Clearly, given the speed of GM2 against strong (Tasman) opposition the car was not as bad as has been portrayed in some texts which have not looked carefully at the cars qualifying pace but rather only the results- which are not quite so flash as the machines ultimate pace as expressed in qualifying.

Chris Amon, Talon MR-1 Chev, Wigram 1975 (T Marshall)

 

Chris taking care of the media at home in 1975 (T Marshall)

 

John Walker Lola T332 Repco from Chris and Graeme Lawrence Lola T332 Chev at Surfers Paradise in 1975 (B Thomas)

The GM2/MR-1 was on pole in McRae’s hands at Levin, Pukekohe, Wigram and Teretonga with Chris in his heavy, underpowered MR-1 second on the grid at Pukekohe, Wigram, Teretonga, Oran Park and Adelaide.

They won 2 of the races- McRae at Wigram and Amon the following weekend at Teretonga with Lola T332’s winning five rounds and John Goss in his Matich A53 Repco winning one, Sandown. The Lola T400, the Huntingdon marques new for 1975 machine was in strife with Kevin Bartlett and Max Stewart struggling to find the pace the T332 had- an update kit designed by Patrick Head would do the trick but it was no help for the two buddies from New South Wales, their Tasman was shot.

GM, McRae GM2 Chev, Wigram 1975 (T Marshall)

 

GM and Chris at Oran Park in 1975, GM2 and it’s ‘child’ the MR-1 Talon (V Hughes)

 

McRae Levin 1975, GM2 (T Marshall)

Into the US Series in 1975 the Talon MR-1A’s were not nearly as quick as the Lola T332C- awesome racing weapons driven by some of the most talented blokes on the planet at the time, and slipped down the grids.

Warwick Brown raced a works MR-1A with his Australian patron, mining magnate, Pat Burke’s support in 1975 but commented more than once that he should have taken his Tasman winning T332 Chev ‘HU27’ back for a full tilt at the title in 1975 given his immediate pace in the small team’s limited 1974 US campaign. There is no doubt in my mind that the self belief for WB to win the ’75 Tasman was a direct result of proving to himself he could do it amongst the big hitters mentioned earlier in this article in the US in late 1974.
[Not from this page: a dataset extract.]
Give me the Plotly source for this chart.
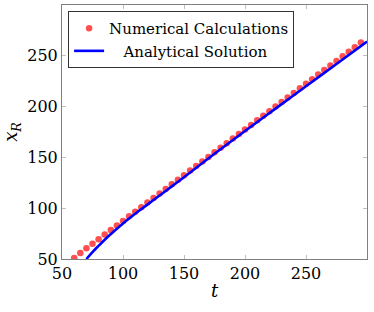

Generally the MR-1A fell down the grid from a qualifying perspective from Pocono Q5 and Mosport Q3 early in the season. WB had a year of good reliability from the car and Peter Molloy’s powerful, trusty Chevies with third at Mosport behind the Andretti and Redman T332’s and fourth at Watkins Glen his best performances.

Warwick Brown, Talon MR-1A Chev, Mid Ohio 1975. Slinky from this angle (R Deming)

 

Brown’s Talon in the Mid Ohio paddock 1975 (R Deming)

 

Chris Amon joined Warwick at the marvellous Long Beach GP won by Redman’s T332.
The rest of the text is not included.